By REBECA IBARRA
The tensions between authority and protest that marked the Occupy Wall Street movement played out in Manhattan Supreme Court Tuesday as a 25-year-old graduate student and activist accused of assaulting a New York Police Department officer during a protest two years ago took the stand in her own defense.
Cecily McMillan, a part-time nanny and member of the Democratic Socialists of America since 2010, testified that she was at first reluctant to join a movement with no clear mission statement and a potential to turn violent. “They called me a liberal,” she said to her attorney, Martin Stolar. “I didn’t know that was a backhanded term.”
Even McMillan’s elegant clothes set her apart from the other activists. “I was published on Mother Jones as the ‘Paris Hilton of Occupy Wall Street,’” she said.
McMillan elbowed NYPD officer Grantley Bovell in the face as he attempted to arrest her during a demonstration at Zuccotti Park on the night of March 17 2012 and was charged with second-degree assault on a police officer, a crime punishable with up to seven years in prison.
Martin Stolar, McMillan’s lawyer, argues that the volunteer union organizer and New School student swerved around and accidentally struck Bovell as a reaction to having her breast grabbed from behind.

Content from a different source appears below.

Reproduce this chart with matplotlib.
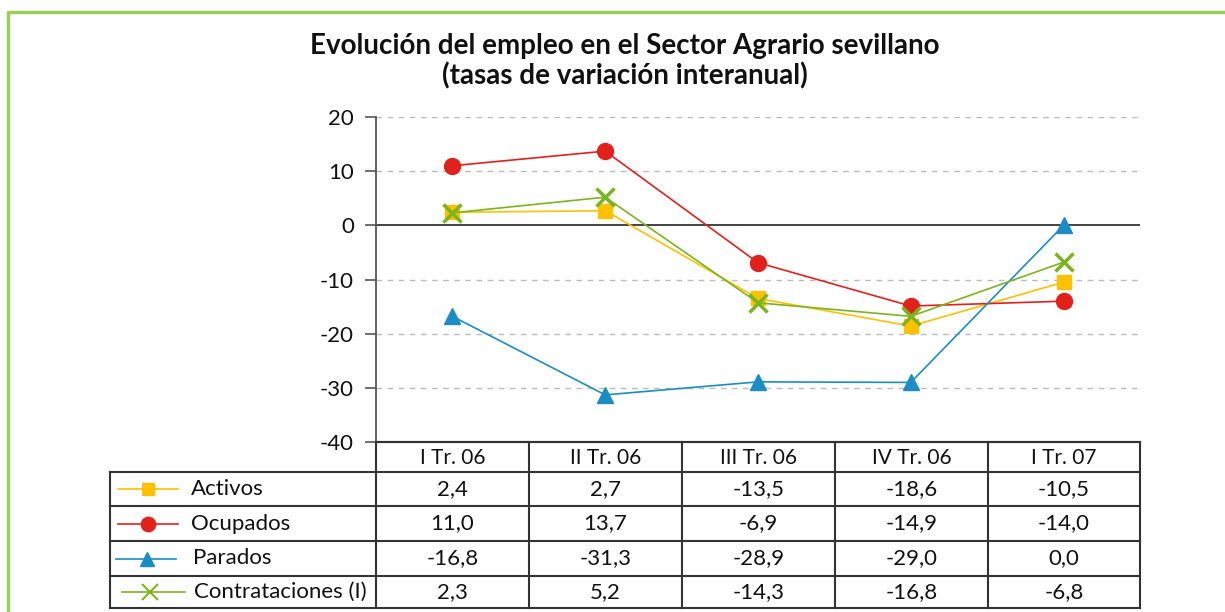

Over two dozen McMillan supporters attended the trial yesterday. Many chuckled at her comments and scoffed whenever the prosecution objected, thinning the patience of an already irritated Judge Ronal A. Zweibel.
“There is to be no laughter in this courtroom during testimony,” Zweibel told the audience.
Stolar attempted to stress McMillan’s reputation for being an advocate of non-violent protest through the testimony of various former Occupy activists. He grew visibly irritated with Assistant District Attorney Erin Choi, who objected over 30 times during the testimony of Marissa Holmes, a graduate student at Hunter College and former activist peer of McMillan.
“I’ve known her to be non-violent in all her activities,” Holmes said of McMillan. “She had no problem with the state. She had no problem with the police.”
Stolar brought in frame-by-frame images of a pixelated, 53-second videoclip of the encounter between McMillan and Bovell the prosecution presented last week as proof of the alleged assault. The dark and unclear images showed Bovell behind McMillan amid dozens of riled up protesters and police but did little to provide definite answers of what happened that night.
“They see what they want to see in the video,” Stolar told a group of supporters outside court after the trial. “We see what we want to see.”
McMillan was slated be questioned by the prosecution when she was expected to return to the stand the following day.